> **Given data**
_ _ _
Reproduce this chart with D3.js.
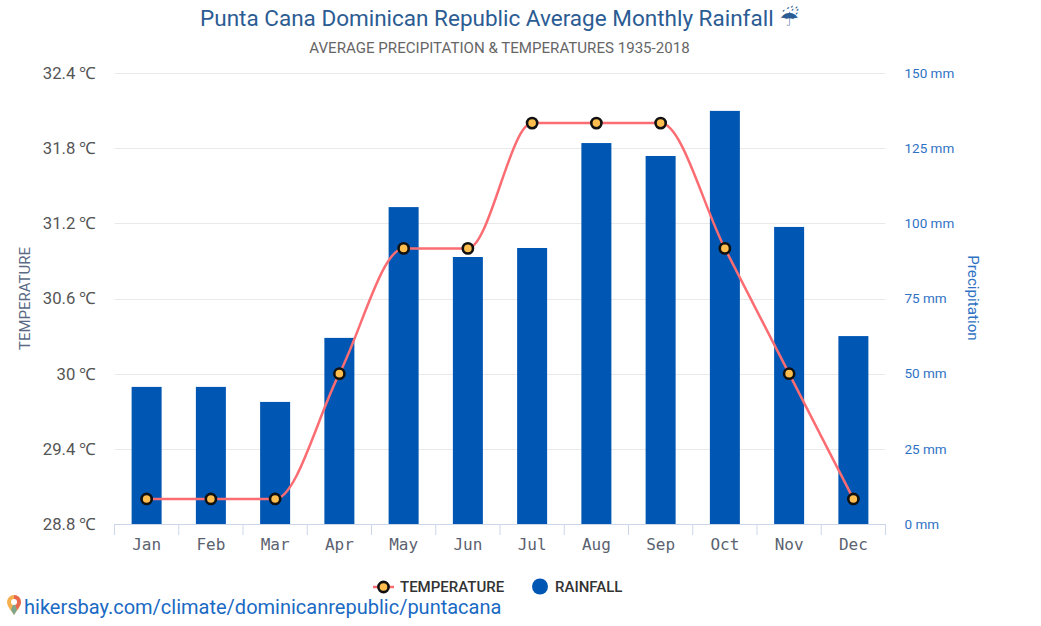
<!DOCTYPE html>
<html><head><meta charset="utf-8">
<script src="https://cdn.jsdelivr.net/npm/d3@7/dist/d3.min.js"></script>
<style>
html,body{margin:0;padding:0;background:#fff}
svg{display:block}
text{font-family:Roboto,sans-serif}
</style></head><body>
<svg id="c" width="1041" height="626"></svg>
<script>
const months=["Jan","Feb","Mar","Apr","May","Jun","Jul","Aug","Sep","Oct","Nov","Dec"];
const rainfall=[45.6,45.6,40.6,61.9,105.4,88.8,91.8,126.7,122.4,137.4,98.8,62.5];
const temperature=[29,29,29,30,31,31,32,32,32,31,30,29];
const tempTicks=[28.8,29.4,30,30.6,31.2,31.8,32.4];
const rainTicks=[0,25,50,75,100,125,150];
const titleText="Punta Cana Dominican Republic Average Monthly Rainfall ";
const titleIcon="\u2614\uFE0E";
const subtitleText="AVERAGE PRECIPITATION & TEMPERATURES 1935-2018";
const linkText="hikersbay.com/climate/dominicanrepublic/puntacana";

const svg=d3.select("#c");
const L=114.5,R=885.5,T=73,B=524;
const x=d3.scaleBand().domain(months).range([L,R]);
const yT=d3.scaleLinear().domain([28.8,32.4]).range([B,T]);
const yR=d3.scaleLinear().domain([0,150]).range([B,T]);

const title=svg.append("text").attr("x",499.5).attr("y",26).attr("text-anchor","middle")
  .attr("font-size",22.5).attr("fill","#2b5c93");
title.append("tspan").text(titleText);
title.append("tspan").style("font-family","'DejaVu Sans'").attr("font-size",22).text(titleIcon);
svg.append("text").attr("x",499.5).attr("y",53).attr("text-anchor","middle")
  .attr("font-size",15.1).attr("fill","#666").text(subtitleText);

// grid
svg.append("g").selectAll("line").data(rainTicks.slice(1)).join("line")
  .attr("x1",L).attr("x2",R).attr("y1",d=>Math.round(yR(d))+.5).attr("y2",d=>Math.round(yR(d))+.5)
  .attr("stroke","#e9e9e9").attr("stroke-width",1);

// bars
svg.append("g").selectAll("rect").data(rainfall).join("rect")
  .attr("x",(d,i)=>x(months[i])+x.bandwidth()/2-15).attr("width",30)
  .attr("y",d=>yR(d)).attr("height",d=>B-yR(d))
  .attr("fill","#0056b3");

// x axis
const gx=svg.append("g").attr("transform",`translate(0,${B})`)
  .call(d3.axisBottom(x).tickSize(0).tickPadding(15));
gx.select(".domain").attr("stroke","#ccd6eb");
gx.selectAll("text").style("font-family","'DejaVu Sans Mono',monospace").attr("font-size",16).attr("fill","#5b6270");
svg.append("g").selectAll("line").data(months.map(m=>x(m)).concat([R])).join("line")
  .attr("x1",d=>d).attr("x2",d=>d).attr("y1",B).attr("y2",B+11).attr("stroke","#ccd6eb");

// left axis
const gl=svg.append("g").attr("transform",`translate(${L},0)`)
  .call(d3.axisLeft(yT).tickValues(tempTicks).tickSize(0).tickPadding(18).tickFormat(d=>d+" ℃"));
gl.select(".domain").remove();
gl.selectAll("text").attr("font-size",16.7).attr("fill","#555");

// right axis
const gr=svg.append("g").attr("transform",`translate(${R},0)`)
  .call(d3.axisRight(yR).tickValues(rainTicks).tickSize(0).tickPadding(19).tickFormat(d=>d+" mm"));
gr.select(".domain").remove();
gr.selectAll("text").attr("font-size",13.5).attr("fill","#2f72c4");

svg.append("text").attr("transform","translate(30,298.5) rotate(-90)").attr("text-anchor","middle")
  .attr("font-size",15).attr("fill","#5a6a85").text("TEMPERATURE");
svg.append("text").attr("transform","translate(968,298) rotate(90)").attr("text-anchor","middle")
  .attr("font-size",15.2).attr("fill","#2f72c4").text("Precipitation");

// line
const cx=i=>x(months[i])+x.bandwidth()/2;
const line=d3.line().x((d,i)=>cx(i)).y(d=>yT(d)).curve(d3.curveMonotoneX);
svg.append("path").attr("d",line(temperature)).attr("fill","none").attr("stroke","#fb6d72").attr("stroke-width",2.5);
svg.append("g").selectAll("circle").data(temperature).join("circle")
  .attr("cx",(d,i)=>cx(i)).attr("cy",d=>yT(d)).attr("r",5.1)
  .attr("fill","#fdbe4f").attr("stroke","#111").attr("stroke-width",2.6);

// legend
const lg=svg.append("g");
lg.append("line").attr("x1",373).attr("x2",394).attr("y1",587).attr("y2",587).attr("stroke","#fb6d72").attr("stroke-width",2.5);
lg.append("circle").attr("cx",383.5).attr("cy",587).attr("r",5.1).attr("fill","#fdbe4f").attr("stroke","#111").attr("stroke-width",2.6);
lg.append("text").attr("x",400).attr("y",592).attr("font-size",15).attr("font-weight",500).attr("fill","#333").text("TEMPERATURE");
lg.append("circle").attr("cx",540).attr("cy",586.5).attr("r",8).attr("fill","#0056b3");
lg.append("text").attr("x",555).attr("y",592).attr("font-size",15).attr("font-weight",500).attr("fill","#333").text("RAINFALL");

// footer pin and link
const pin=svg.append("g").attr("transform","translate(14,605)");
pin.append("path").attr("d","M0,10 C-2,6 -7,2 -7,-3 A7,7 0 0 1 7,-3 C7,2 2,6 0,10 Z").attr("fill","#f4b04f");
pin.append("path").attr("d","M0,-10 A7,7 0 0 1 7,-3 C7,0 5,2 3,5 L0,-3 Z").attr("fill","#e8684f");
pin.append("path").attr("d","M-3,5 L0,-3 L3,5 C2,7 1,8 0,10 C-1,8 -2,7 -3,5 Z").attr("fill","#7fa58c");
pin.append("circle").attr("cy",-3).attr("r",3).attr("fill","#fff");
svg.append("text").attr("x",24).attr("y",614).attr("font-size",20).attr("fill","#1a6ac4").text(linkText);
</script></body></html>
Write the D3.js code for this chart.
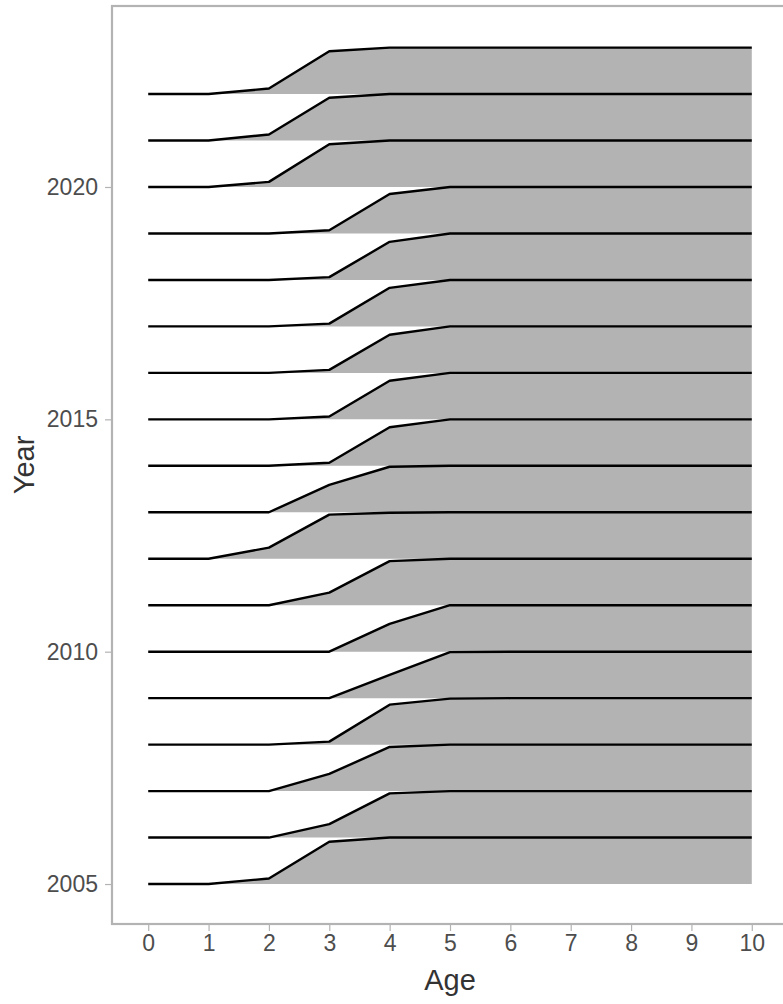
_ _ _
> **Exercise objective**
Search the records above for "this". Copy each line where it is found.

> **In response**
Reproduce this chart with D3.js.
Write the D3.js code for this chart.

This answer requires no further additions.